The problem with BT's proposed charges is that they significantly increase the cost of putting in cables. Fibre optic cable is itself now quite cheap - especially compared with copper, whose price has rocketed - but would-be providers of fibre-optic internet in rural areas face a double whammy: BT has agreements for locating its poles and ducts on many pieces of private land for very low rents (known as "wayleave") which no private company could now match; and fibre-optic cable laid by new businesses attracts extremely high business rates per kilometre, compared with BT which pays a fraction of the rate, determined by the Valuation Office Agency. ISPs and infrastructure providers have previously complained about this and suggested that BT should be further broken up, to create a "BT Duct and Pole" division like Openreach.

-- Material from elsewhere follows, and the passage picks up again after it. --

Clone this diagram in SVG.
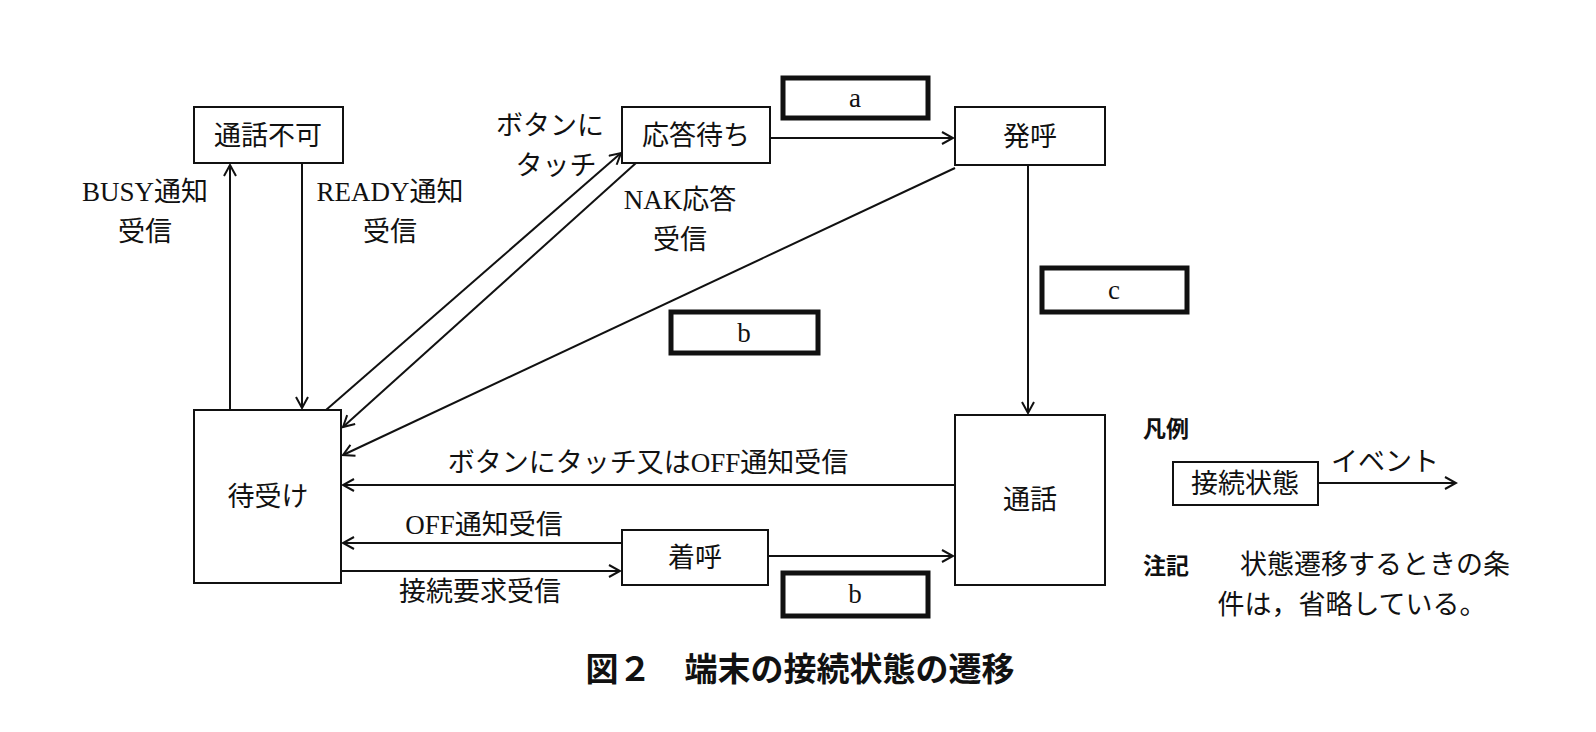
<svg xmlns="http://www.w3.org/2000/svg" width="1596" height="732" viewBox="0 0 1596 732">
<style>
.n{fill:#fff;stroke:#111;stroke-width:2}
.k{fill:#fff;stroke:#111;stroke-width:5}
.t{font-family:"Liberation Serif","Noto Sans CJK JP",serif;font-size:27px;fill:#111;text-anchor:middle}
.b{font-family:"Noto Sans CJK JP",sans-serif;font-weight:bold;fill:#111}
.e{fill:none;stroke:#111;stroke-width:2;marker-end:url(#ah)}
</style>
<defs><marker id="ah" markerWidth="14" markerHeight="14" refX="12" refY="7" orient="auto" markerUnits="userSpaceOnUse"><path d="M1,1 L12,7 L1,13" fill="none" stroke="#111" stroke-width="2"/></marker></defs>
<rect width="1596" height="732" fill="#fff"/>
<g id="connectors">
<line class="e" x1="230" y1="410" x2="230" y2="165"/>
<line class="e" x1="302" y1="163" x2="302" y2="408"/>
<line class="e" x1="326" y1="410" x2="621" y2="153"/>
<line class="e" x1="636" y1="163" x2="343" y2="427"/>
<line class="e" x1="955" y1="168" x2="343" y2="455"/>
<line class="e" x1="770" y1="138" x2="953" y2="138"/>
<line class="e" x1="1028" y1="165" x2="1028" y2="413"/>
<line class="e" x1="955" y1="485" x2="343" y2="485"/>
<line class="e" x1="622" y1="543" x2="343" y2="543"/>
<line class="e" x1="341" y1="571" x2="620" y2="571"/>
<line class="e" x1="768" y1="556" x2="953" y2="556"/>
<line class="e" x1="1318" y1="483" x2="1456" y2="483"/>
</g>
<g id="n1"><rect class="n" x="194" y="107" width="149" height="56"/><text class="t" x="268" y="145">通話不可</text></g>
<g id="n2"><rect class="n" x="622" y="107" width="148" height="56"/><text class="t" x="696" y="145">応答待ち</text></g>
<g id="n3"><rect class="n" x="955" y="107" width="150" height="58"/><text class="t" x="1030" y="146">発呼</text></g>
<g id="n4"><rect class="n" x="194" y="410" width="147" height="173"/><text class="t" x="268" y="506">待受け</text></g>
<g id="n5"><rect class="n" x="955" y="415" width="150" height="170"/><text class="t" x="1030" y="509">通話</text></g>
<g id="n6"><rect class="n" x="622" y="530" width="146" height="55"/><text class="t" x="695" y="567">着呼</text></g>
<g id="la"><rect class="k" x="783" y="78" width="145" height="40"/><text class="t" x="855" y="107">a</text></g>
<g id="lb1"><rect class="k" x="671" y="312" width="147" height="41"/><text class="t" x="744" y="342">b</text></g>
<g id="lc"><rect class="k" x="1042" y="268" width="145" height="44"/><text class="t" x="1114" y="299">c</text></g>
<g id="lb2"><rect class="k" x="783" y="573" width="145" height="43"/><text class="t" x="855" y="603">b</text></g>
<g id="labels">
<text class="t" x="145" y="201">BUSY通知</text><text class="t" x="145" y="241">受信</text>
<text class="t" x="390" y="201">READY通知</text><text class="t" x="390" y="241">受信</text>
<text class="t" x="550" y="135">ボタンに</text><text class="t" x="556" y="175">タッチ</text>
<text class="t" x="680" y="209">NAK応答</text><text class="t" x="680" y="249">受信</text>
<text class="t" x="648" y="472">ボタンにタッチ又はOFF通知受信</text>
<text class="t" x="484" y="534">OFF通知受信</text>
<text class="t" x="480" y="601">接続要求受信</text>
</g>
<g id="legend">
<text class="b" x="1143" y="437" font-size="23">凡例</text>
<rect class="n" x="1173" y="462" width="145" height="43"/><text class="t" x="1245" y="493">接続状態</text>
<text class="t" x="1385" y="471">イベント</text>
<text class="b" x="1143" y="574" font-size="23">注記</text>
<text class="t" x="1375" y="574">状態遷移するときの条</text>
<text class="t" x="1352" y="614">件は，省略している。</text>
</g>
<text class="b" x="800" y="681" font-size="33" text-anchor="middle">図２　端末の接続状態の遷移</text>
</svg>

Complaints to Ofcom about the cost of duct and pole access, and to the VOA about the disparity in charging between BT and other fibre-optic providers, have so far produced no change. Vaizey has chaired meetings between ISPs, BT, Ofcom and the VOA but no results have been announced.

In its announcement, Fujitsu says that its plans rely on Ofcom forcing BT Openreach - the division of the company which looks after its physical infrastructure - to provide access to its telegraph poles and underground cable ducts on "fair, reasonable and non-discriminatory terms".

Superfast broadband delivered by fibre-optic cable has the potential to dramatically transform peoples' lives: studies in South Korea have shown that symmetrical broadband, where upload and download speeds are almost equal, lead to the creation of more content by everyone - compared to "asymmetrical" systems such as those found almost everywhere in the UK and US which rely on copper wire.